Quote on Daily Market Commentary for May 20th 2026 by Siddhartha Khemka - Head of Research, Wealth Management, Motilal Oswal Financial Services Ltd
Below the Quote on Daily Market Commentary for May 20th 2026 by Siddhartha Khemka - Head of Research, Wealth Management, Motilal Oswal Financial Services Ltd
Markets are likely to remain cautious in the near term, amid an unfavourable macro backdrop marked by continued weakness in the rupee, elevated Brent crude prices near USD 111/bbl, and high US bond yields, all of which are tightening financial conditions and weighing on sentiment. FIIs turned net sellers after three consecutive buying sessions, while the rise in domestic G-Sec yields to six-week highs could delay the lending rate relief that markets were anticipating. Indian equities ended largely flat on Wednesday amid weak global cues and macro concerns. The Nifty 50 closed marginally higher by 0.2%, while broader markets remained subdued with the Midcap100 gaining 0.5% and the Smallcap100 ending nearly flat (+0.04%). Bond markets are pricing in re-accelerating inflation — the US 30-year yield crossed 5.1%, a 19-year high, while the 10-year moved above 4.5%. Rising US yields make dollar assets incrementally more attractive, pulling capital out of emerging markets, weakening the rupee, and pushing Indian G-Sec yields higher simultaneously.

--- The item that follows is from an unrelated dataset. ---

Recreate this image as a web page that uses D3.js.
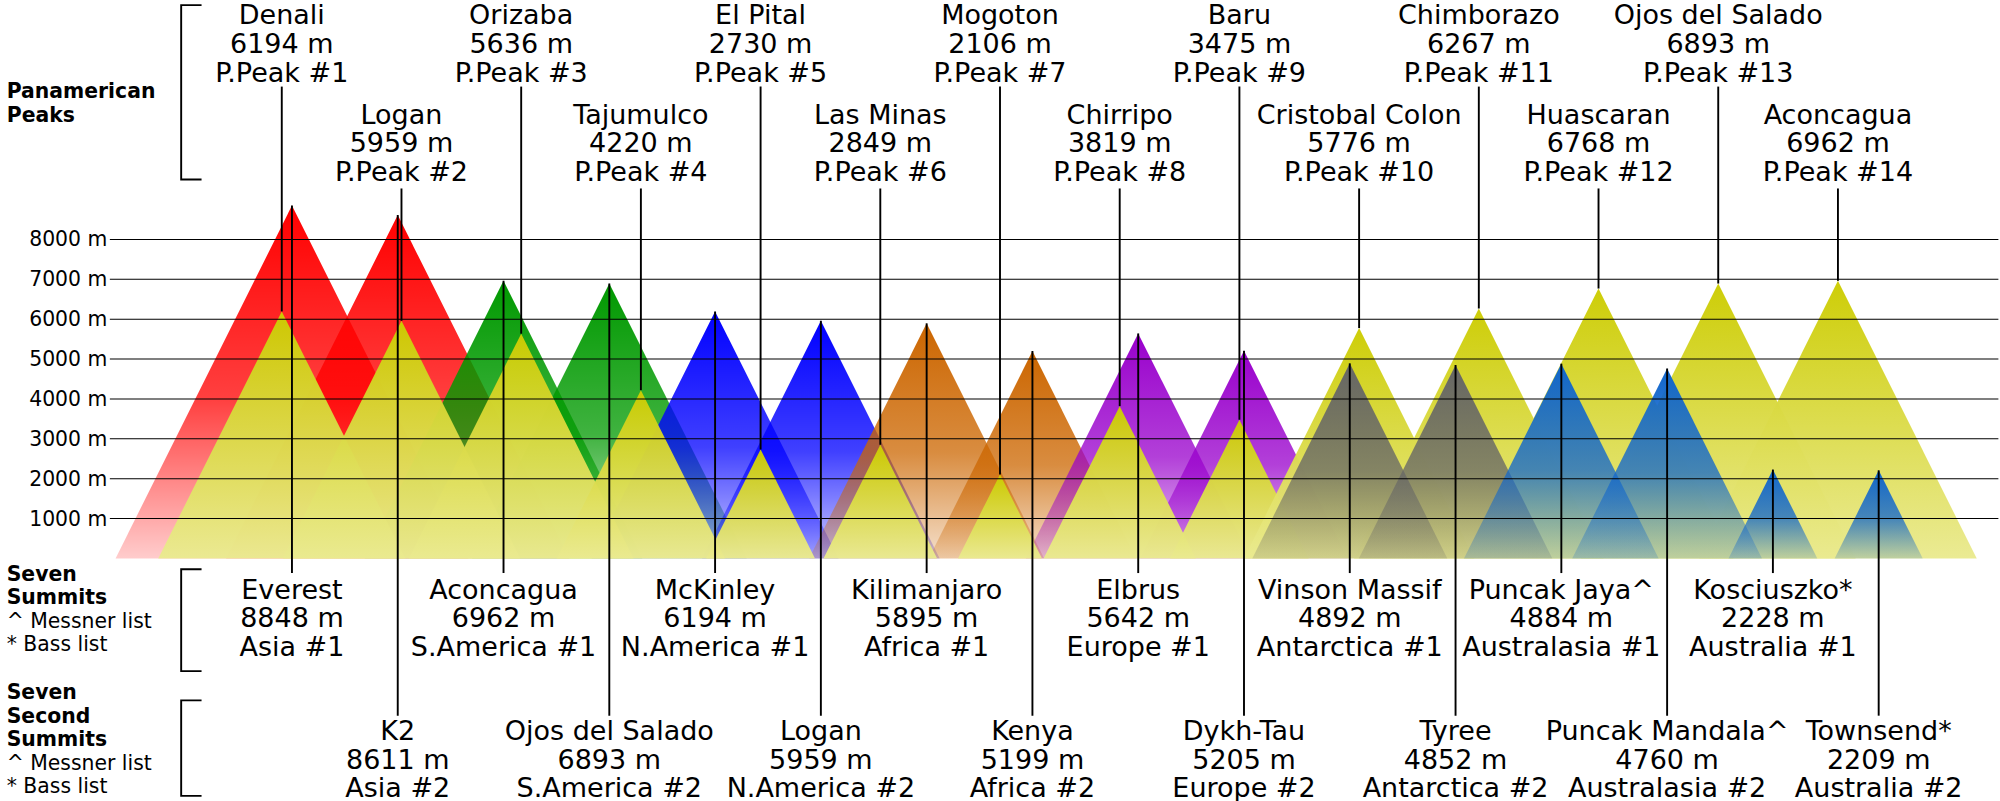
<!DOCTYPE html>
<html><head><meta charset="utf-8">
<script src="https://cdn.jsdelivr.net/npm/d3@7"></script>
<style>body{margin:0;background:#fff}text{font-family:"DejaVu Sans",sans-serif}</style>
</head><body>
<script>
const summitNames=["Everest","K2","Aconcagua","Ojos del Salado","McKinley","Logan","Kilimanjaro","Kenya","Elbrus","Dykh-Tau","Vinson Massif","Tyree","Puncak Jaya^","Puncak Mandala^","Kosciuszko*","Townsend*"];
const summitHeights=[8848,8611,6962,6893,6194,5959,5895,5199,5642,5205,4892,4852,4884,4760,2228,2209];
const summitRegions=["Asia #1","Asia #2","S.America #1","S.America #2","N.America #1","N.America #2","Africa #1","Africa #2","Europe #1","Europe #2","Antarctica #1","Antarctica #2","Australasia #1","Australasia #2","Australia #1","Australia #2"];
const summitColors=["#ff0000","#ff0000","#009900","#009900","#0000ff","#0000ff","#cc6600","#cc6600","#9900cc","#9900cc","#666666","#666666","#1166cc","#1166cc","#1166cc","#1166cc"];
const frontFrom=10;
const panNames=["Denali","Logan","Orizaba","Tajumulco","El Pital","Las Minas","Mogoton","Chirripo","Baru","Cristobal Colon","Chimborazo","Huascaran","Ojos del Salado","Aconcagua"];
const panHeights=[6194,5959,5636,4220,2730,2849,2106,3819,3475,5776,6267,6768,6893,6962];
const yTicks=[1000,2000,3000,4000,5000,6000,7000,8000];

const svg=d3.select("body").append("svg").attr("width",2000).attr("height",801).attr("viewBox","0 0 1568 629");
const y=d3.scaleLinear().domain([0,8000]).range([438.5,188]);
const hw=h=>(y(0)-y(h))/2;
const xs=d3.scalePoint().domain(d3.range(summitNames.length)).range([228,1474]);
const xp=d3.scalePoint().domain(d3.range(panNames.length)).range([220,1442]);
const defs=svg.append("defs");
function grad(id,c,top,bot){
  const g=defs.append("linearGradient").attr("id",id).attr("x1",0).attr("y1",0).attr("x2",0).attr("y2",1);
  g.append("stop").attr("offset","0%").attr("stop-color",c).attr("stop-opacity",top);
  g.append("stop").attr("offset","55%").attr("stop-color",c).attr("stop-opacity",0.75);
  g.append("stop").attr("offset","100%").attr("stop-color",c).attr("stop-opacity",bot);
}
summitColors.forEach((c,i)=>grad("g"+i,c,1,0.2));
const yg=defs.append("linearGradient").attr("id","gy").attr("x1",0).attr("y1",0).attr("x2",0).attr("y2",1);
yg.append("stop").attr("offset","0%").attr("stop-color","#cccc00");
yg.append("stop").attr("offset","100%").attr("stop-color","#eaea90");
const tri=(x,h)=>`M${x-hw(h)},${y(0)}L${x},${y(h)}L${x+hw(h)},${y(0)}Z`;
const back=d3.range(frontFrom), front=d3.range(frontFrom,summitNames.length);
svg.append("g").selectAll("path").data(back).join("path").attr("d",i=>tri(xs(i),summitHeights[i])).attr("fill",i=>`url(#g${i})`);
svg.append("g").selectAll("path").data(panHeights).join("path").attr("d",(h,i)=>tri(xp(i),h)).attr("fill","url(#gy)").attr("opacity",0.97);
svg.append("g").selectAll("path").data(front).join("path").attr("d",i=>tri(xs(i),summitHeights[i])).attr("fill",i=>`url(#g${i})`);
const ax=svg.append("g");
yTicks.forEach(t=>{
  ax.append("line").attr("x1",85).attr("x2",1568).attr("y1",y(t)).attr("y2",y(t)).attr("stroke","#000").attr("stroke-width",0.8);
  ax.append("text").attr("x",83).attr("y",y(t)+5.5).attr("text-anchor","end").attr("font-size",16).text(t+" m");
});
const L=svg.append("g").attr("stroke","#000").attr("stroke-width",1.5);
panHeights.forEach((h,i)=>L.append("line").attr("x1",xp(i)).attr("x2",xp(i)).attr("y1",i%2?148:68).attr("y2",y(h)));
summitHeights.forEach((h,i)=>L.append("line").attr("x1",xs(i)).attr("x2",xs(i)).attr("y1",y(h)).attr("y2",i%2?562:450));
function lab(x,yb,lines){
  const t=svg.append("text").attr("text-anchor","middle").attr("font-size",21.2);
  lines.forEach((s,k)=>t.append("tspan").attr("x",x).attr("y",yb+k*22.5).text(s));
}
panNames.forEach((n,i)=>lab(xp(i),i%2?97:19,[n,panHeights[i]+" m","P.Peak #"+(i+1)]));
summitNames.forEach((n,i)=>lab(xs(i),i%2?581:470,[n,summitHeights[i]+" m",summitRegions[i]]));
function side(yb,lines,bold){
  const t=svg.append("text").attr("font-size",16);
  lines.forEach((s,k)=>t.append("tspan").attr("x",4).attr("y",yb+k*18.5).attr("font-weight",bold[k]?"bold":"normal").text(s));
}
side(77,["Panamerican","Peaks"],[1,1]);
side(456,["Seven","Summits","^ Messner list","* Bass list"],[1,1,0,0]);
side(549,["Seven","Second","Summits","^ Messner list","* Bass list"],[1,1,1,0,0]);
function br(y1,y2){svg.append("path").attr("d",`M157,${y1}H141V${y2}H157`).attr("fill","none").attr("stroke","#000").attr("stroke-width",1.5);}
br(4,141);br(447,527);br(550,625);
</script></body></html>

The rupee fell 20 paise to a fresh all-time low of 96.90 for the seventh consecutive session, with the 10-year G-Sec yield climbing to 7.1–7.13%. It is a self-reinforcing loop. Separately, peak power demand hit an all-time high of 260.45 GW amid intensifying heat wave conditions, with temperatures expected to rise further — a clear positive read-through for power utilities, AC manufacturers, and summer beverage names. Diplomatically, US Secretary of State Rubio's India visit (May 23–26) and the India-Italy "special strategic partnership" spanning defence, AI, clean energy, and IMEC provide a longer-runway thesis for defence and infrastructure plays.